As you can read, the ordinance, if approved by the legislature — which it won’t be –denies to an owner of rental property the most basic incidents of ownership. To begin with, rent increases become impossible, because the present method of establishing an increased is to send a tenant a 30o-day notice terminating he current tenancy7 along with an offer of a new tenancy, which the tenant is then free to accept or reject. If she rejects, she must move. Under the proposed ordinance, a landlord cannot do this.

The ordinance does exempt properties owner occupied with up to four units. That, of course, is vital politically. But it also exempts from the ordinance a major portion of the city’s rental units and throws the burden on the obvious target : major investor landlords.

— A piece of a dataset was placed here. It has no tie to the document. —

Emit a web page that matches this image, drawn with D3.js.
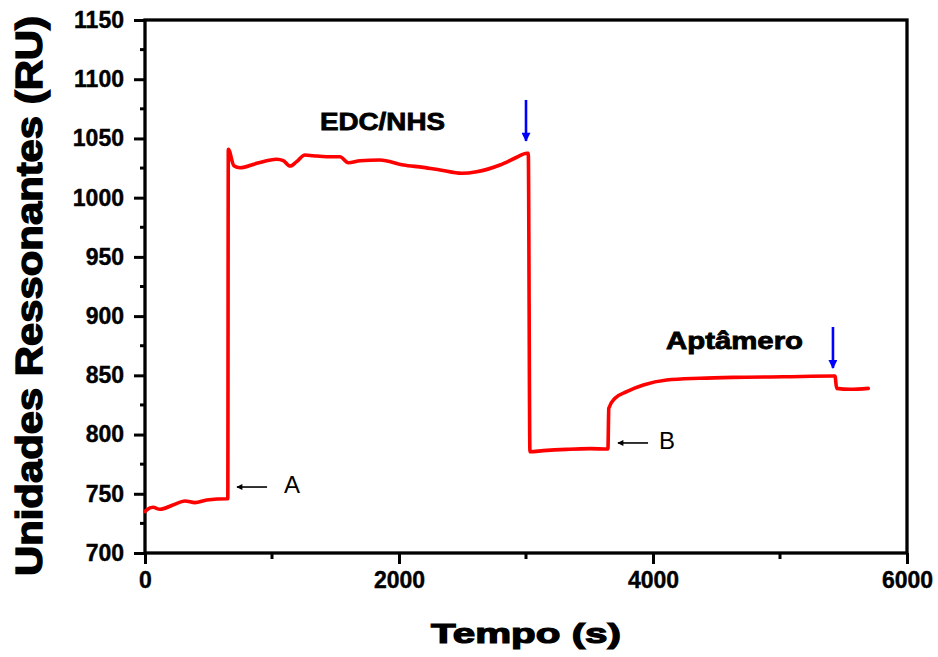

We have been here before. In the 1970s Boston established rent control, complete with an entire rent control bureaucracy (staffed by patronage, of course). The result ? Those evil major landlords stopped investing money to improve their property; and property values went down, so no one built any new rental housing. As rents in the open market increased, tenants in controlled units started subleasing rooms in their units at ever increasing amounts, until in some cases they were making a profit.

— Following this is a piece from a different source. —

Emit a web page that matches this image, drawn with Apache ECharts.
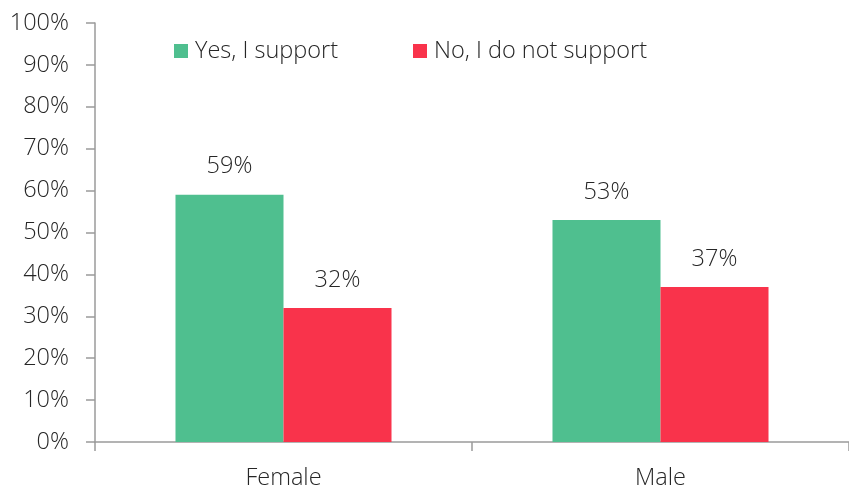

It was in response to rent controlled apartments that real estate people invented the condominium, established by state law as chapter 183A. By the mid 1980s, whole blocks of formerly rented units had been converted to condominiums and sold off.

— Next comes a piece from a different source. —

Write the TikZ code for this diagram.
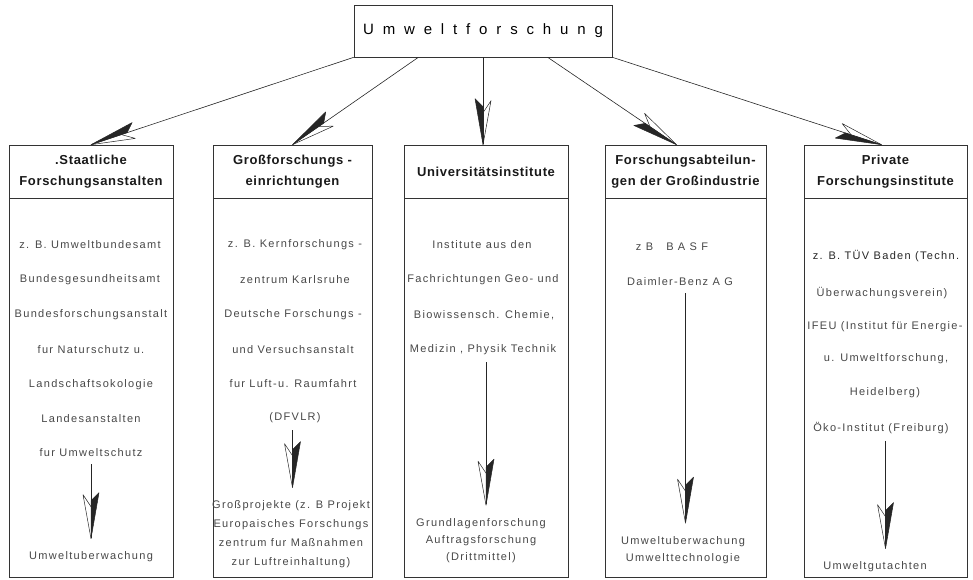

I see no reason why the exact same consequences will not befall Boston if the proposed eviction ordinance were to become law. Landlords are not stupid, nor do they give their money away. If this ordinance is adopted, no one with any brains will build any rental housing, and such rental housing as exists will quickly move toward condominium c0nvertsion, to be sold off.

By now we in the city should have learned that, in real estate, value cannot be rendered “just.” It can only be shifted from one party to another (by means that flirt with unconstitutionality as a taking of property without compensation), and such shift can never turn out well. Look : Boston needs a huge increase in affordable housing units. This we all agree upon. But the only way — yes, the ONLY way — to bring this result about, without actually making the situation worse, is to increase dramatically the supply of housing.

Unhappily, there are many neighborhoods of Boston whose activist residents oppose all such development; and the BRA’s “community review” process plays into these oppositionists’ hands by predicating approval of a project upon a favorable vote of “the community.” I see scant chance of Boston receiving Mayor Walsh’s proposed 53,000 units of “affordable” housing by the target year of 2030 unless the BRA’s approval process changes radically.

In any case, said 53,000 units will include no rentals if the “just cause eviction” ordinance were ever to be adopted. It will ALL be condominiums for sale — and “for sale” means the buyer has to have acceptable credit and a down payment. So much for providing housing for those without either.

This is what Boston is going to get if its public policy is decided by politicians who don’t know the first thing about markets, or don’t care whether they know or not.